Our NHS People

Reduce the impact of stress

Sonya Wallbank shares helpful tips on reducing the impact of stress on teams, including recommendations for tools to have in place during difficult circumstances.

Transcript

So beyond anything in the literature, the relationship you have with your line manager, top trumps any other relationship you can have with your team. So if that’s not a particularly good relationship, work on it because it really does matter. And even if you have a really good relationship with other members of your team, it won’t mitigate a poor relationship with a line manager. Social support, getting that around you, whatever that looks like, whether that’s remote conversations, joining in clubs, that type of thing, to make sure that you’ve got that support of both friends and colleagues around you, that boundary, that way of working.
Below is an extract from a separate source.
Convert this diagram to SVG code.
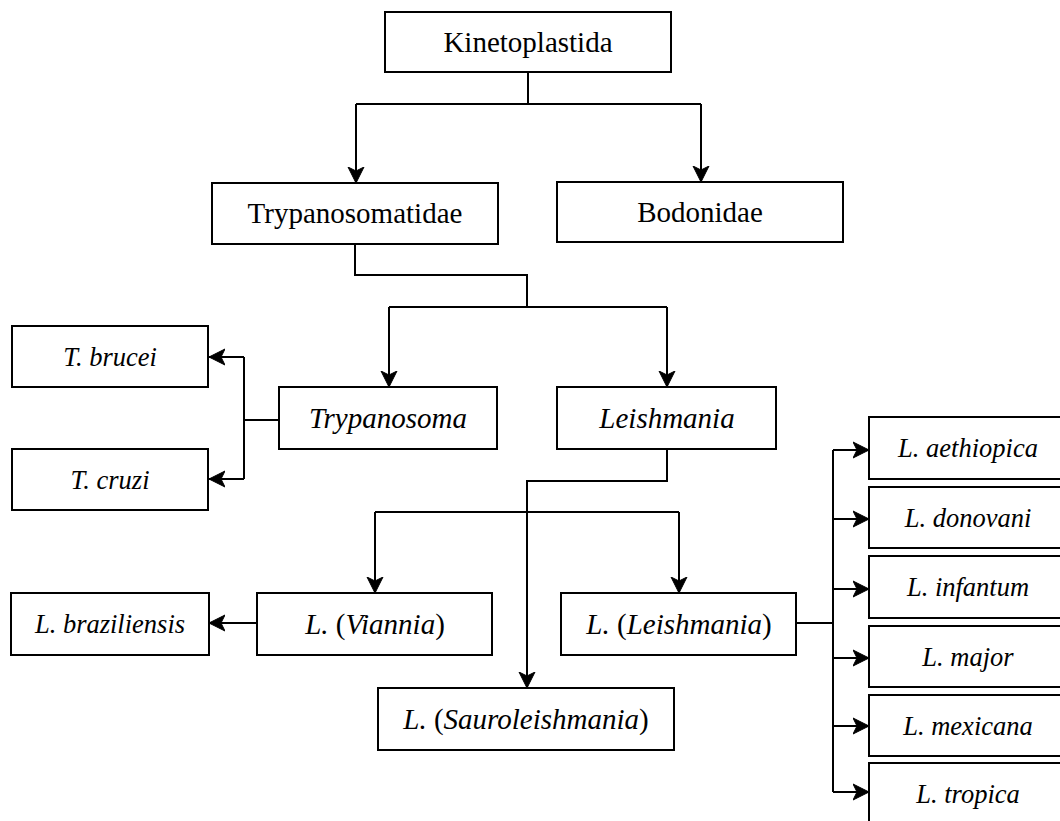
<svg xmlns="http://www.w3.org/2000/svg" width="1060" height="821" viewBox="0 0 1060 821">
<style>
.box{fill:#fff;stroke:#000;stroke-width:2}
.t{font-family:"Liberation Serif","Times New Roman",serif;font-size:29px;text-anchor:middle;fill:#000}
.s{font-size:26.5px}
.i{font-style:italic}
.n{font-style:normal}
.c{fill:none;stroke:#000;stroke-width:2}
</style>
<defs>
<marker id="ah" viewBox="0 0 16 18" refX="16" refY="9" markerWidth="16" markerHeight="18" markerUnits="userSpaceOnUse" orient="auto">
<path d="M0,1 L16,9 L0,17 L4,9 Z" fill="#000" stroke="#000" stroke-width="1" stroke-linejoin="miter"/>
</marker>
</defs>
<rect width="1060" height="821" fill="#fff"/>
<g id="connectors">
<path class="c" d="M528,72 V104 M356,104 H701"/>
<path class="c" d="M356,104 V183" marker-end="url(#ah)"/>
<path class="c" d="M701,104 V182" marker-end="url(#ah)"/>
<path class="c" d="M355,244 V275 H527 V307 M389,307 H667"/>
<path class="c" d="M389,307 V387" marker-end="url(#ah)"/>
<path class="c" d="M667,307 V387" marker-end="url(#ah)"/>
<path class="c" d="M279,420 H244 M244,357 V479"/>
<path class="c" d="M244,357 H209" marker-end="url(#ah)"/>
<path class="c" d="M244,479 H209" marker-end="url(#ah)"/>
<path class="c" d="M667,449 V481 H527 V688" marker-end="url(#ah)"/>
<path class="c" d="M375,512 H679"/>
<path class="c" d="M375,512 V593" marker-end="url(#ah)"/>
<path class="c" d="M679,512 V593" marker-end="url(#ah)"/>
<path class="c" d="M257,623 H209" marker-end="url(#ah)"/>
<path class="c" d="M796,623 H833 M833,450 V792"/>
<path class="c" d="M833,450 H869" marker-end="url(#ah)"/>
<path class="c" d="M833,519 H869" marker-end="url(#ah)"/>
<path class="c" d="M833,589 H869" marker-end="url(#ah)"/>
<path class="c" d="M833,658 H869" marker-end="url(#ah)"/>
<path class="c" d="M833,726 H869" marker-end="url(#ah)"/>
<path class="c" d="M833,792 H869" marker-end="url(#ah)"/>
</g>
<g id="kinetoplastida"><rect class="box" x="385" y="12" width="286" height="60"/><text class="t" x="528" y="52">Kinetoplastida</text></g>
<g id="trypanosomatidae"><rect class="box" x="212" y="183" width="286" height="61"/><text class="t" x="355" y="223">Trypanosomatidae</text></g>
<g id="bodonidae"><rect class="box" x="557" y="182" width="286" height="60"/><text class="t" x="700" y="222">Bodonidae</text></g>
<g id="trypanosoma"><rect class="box" x="279" y="387" width="218" height="62"/><text class="t i" x="388" y="428">Trypanosoma</text></g>
<g id="leishmania"><rect class="box" x="557" y="387" width="219" height="62"/><text class="t i" x="667" y="428">Leishmania</text></g>
<g id="tbrucei"><rect class="box" x="12" y="326" width="196" height="61"/><text class="t s i" x="110" y="366">T. brucei</text></g>
<g id="tcruzi"><rect class="box" x="12" y="449" width="196" height="61"/><text class="t s i" x="110" y="489">T. cruzi</text></g>
<g id="lbraziliensis"><rect class="box" x="11" y="593" width="198" height="62"/><text class="t s i" x="110" y="633">L. braziliensis</text></g>
<g id="lviannia"><rect class="box" x="257" y="593" width="235" height="62"/><text class="t i" x="375" y="634">L. <tspan class="n">(</tspan>Viannia<tspan class="n">)</tspan></text></g>
<g id="lleishmania"><rect class="box" x="561" y="593" width="235" height="62"/><text class="t i" x="679" y="634">L. <tspan class="n">(</tspan>Leishmania<tspan class="n">)</tspan></text></g>
<g id="lsauroleishmania"><rect class="box" x="378" y="688" width="296" height="62"/><text class="t i" x="526" y="729">L. <tspan class="n">(</tspan>Sauroleishmania<tspan class="n">)</tspan></text></g>
<g id="laethiopica"><rect class="box" x="869" y="417" width="198" height="62"/><text class="t s i" x="968" y="457">L. aethiopica</text></g>
<g id="ldonovani"><rect class="box" x="869" y="487" width="198" height="61"/><text class="t s i" x="968" y="527">L. donovani</text></g>
<g id="linfantum"><rect class="box" x="869" y="556" width="198" height="62"/><text class="t s i" x="968" y="596">L. infantum</text></g>
<g id="lmajor"><rect class="box" x="869" y="626" width="198" height="61"/><text class="t s i" x="968" y="666">L. major</text></g>
<g id="lmexicana"><rect class="box" x="869" y="695" width="198" height="61"/><text class="t s i" x="968" y="735">L. mexicana</text></g>
<g id="ltropica"><rect class="box" x="869" y="763" width="198" height="62"/><text class="t s i" x="968" y="803">L. tropica</text></g>
</svg>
And I’m not talking about working to rule. I’m just thinking about I know where I begin and end. I know what my work expects to me. I know what you expect of me. And really important at the moment, especially in these circumstances. And a lot of this comes from the research done with the 9/11 colleagues. You know, this is really tough work. There’s no happy ending here. But the perception at the end of the day that I’ve gone in, I’ve done what I needed to do and come away, having done a good job, was hugely protective in helping people process what they’d experienced. So even where people are in different, difficult circumstances, being able to have a sense that I did as much as I could do and it was a good enough job is hugely important. And then identifying what’s outside of your control, I’m sure you’re familiar with those circles of control. But fortunately, the pathway out of lockdown is not within our control. Even though Boris has made it difficult for us to plan anything moving forward for the future. We need to let some of that go and deal with what’s in front of us, because that would just increase our sense of anxiety and stress.